Data block:
## start

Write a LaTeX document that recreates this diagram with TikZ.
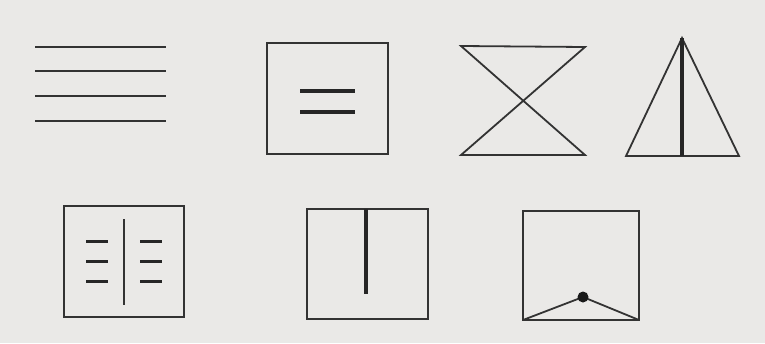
\documentclass[tikz,border=0pt]{standalone}
\begin{document}
\begin{tikzpicture}[x=1pt,y=-1pt,
  thin line/.style={draw=black!80,line width=1.8pt},
  thick line/.style={draw=black!85,line width=3.4pt},
  dash line/.style={draw=black!85,line width=3pt}]
\definecolor{paper}{RGB}{234,233,231}
\fill[paper] (0,0) rectangle (765,343);
\useasboundingbox (0,0) rectangle (765,343);
% four lines
\foreach \y in {47,71,96,121} \draw[thin line] (35,\y) -- (166,\y);
% box with two lines
\draw[thin line] (267,43) rectangle (388,154);
\draw[thick line] (300,91) -- (355,91);
\draw[thick line] (300,112) -- (355,112);
% hourglass
\coordinate (h1) at (461,46);
\coordinate (h2) at (585,47);
\coordinate (h3) at (461,155);
\coordinate (h4) at (585,155);
\draw[thin line,line join=miter] (h1) -- (h2) -- (h3) -- (h4) -- cycle;
% triangle
\coordinate (ta) at (682,38);
\coordinate (tl) at (626,156);
\coordinate (tr) at (739,156);
\draw[thin line] (ta) -- (tl) -- (tr) -- cycle;
\draw[thick line] (ta) -- (682,156);
% box with vertical line and dashes
\draw[thin line] (64,206) rectangle (184,317);
\draw[thin line,line width=2.2pt] (124,219) -- (124,305);
\foreach \y in {241,261,281} {
  \draw[dash line] (86,\y) -- (108,\y);
  \draw[dash line] (140,\y) -- (162,\y);
}
% box with thick vertical line
\draw[thin line] (307,209) rectangle (428,319);
\draw[thick line,line width=4.4pt] (366,209) -- (366,294);
% box with dot
\draw[thin line] (523,211) rectangle (639,320);
\coordinate (dot) at (583,297);
\draw[thin line] (523,320) -- (dot) -- (639,320);
\fill[black!90] (dot) circle (5.5);
\end{tikzpicture}
\end{document}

## end

Problem: Leave the pictures out, and print every line of the listing exactly as written.

Response for this exercise:
Write a LaTeX document that recreates this diagram with TikZ.
\documentclass[tikz,border=0pt]{standalone}
\begin{document}
\begin{tikzpicture}[x=1pt,y=-1pt,
  thin line/.style={draw=black!80,line width=1.8pt},
  thick line/.style={draw=black!85,line width=3.4pt},
  dash line/.style={draw=black!85,line width=3pt}]
\definecolor{paper}{RGB}{234,233,231}
\fill[paper] (0,0) rectangle (765,343);
\useasboundingbox (0,0) rectangle (765,343);
% four lines
\foreach \y in {47,71,96,121} \draw[thin line] (35,\y) -- (166,\y);
% box with two lines
\draw[thin line] (267,43) rectangle (388,154);
\draw[thick line] (300,91) -- (355,91);
\draw[thick line] (300,112) -- (355,112);
% hourglass
\coordinate (h1) at (461,46);
\coordinate (h2) at (585,47);
\coordinate (h3) at (461,155);
\coordinate (h4) at (585,155);
\draw[thin line,line join=miter] (h1) -- (h2) -- (h3) -- (h4) -- cycle;
% triangle
\coordinate (ta) at (682,38);
\coordinate (tl) at (626,156);
\coordinate (tr) at (739,156);
\draw[thin line] (ta) -- (tl) -- (tr) -- cycle;
\draw[thick line] (ta) -- (682,156);
% box with vertical line and dashes
\draw[thin line] (64,206) rectangle (184,317);
\draw[thin line,line width=2.2pt] (124,219) -- (124,305);
\foreach \y in {241,261,281} {
  \draw[dash line] (86,\y) -- (108,\y);
  \draw[dash line] (140,\y) -- (162,\y);
}
% box with thick vertical line
\draw[thin line] (307,209) rectangle (428,319);
\draw[thick line,line width=4.4pt] (366,209) -- (366,294);
% box with dot
\draw[thin line] (523,211) rectangle (639,320);
\coordinate (dot) at (583,297);
\draw[thin line] (523,320) -- (dot) -- (639,320);
\fill[black!90] (dot) circle (5.5);
\end{tikzpicture}
\end{document}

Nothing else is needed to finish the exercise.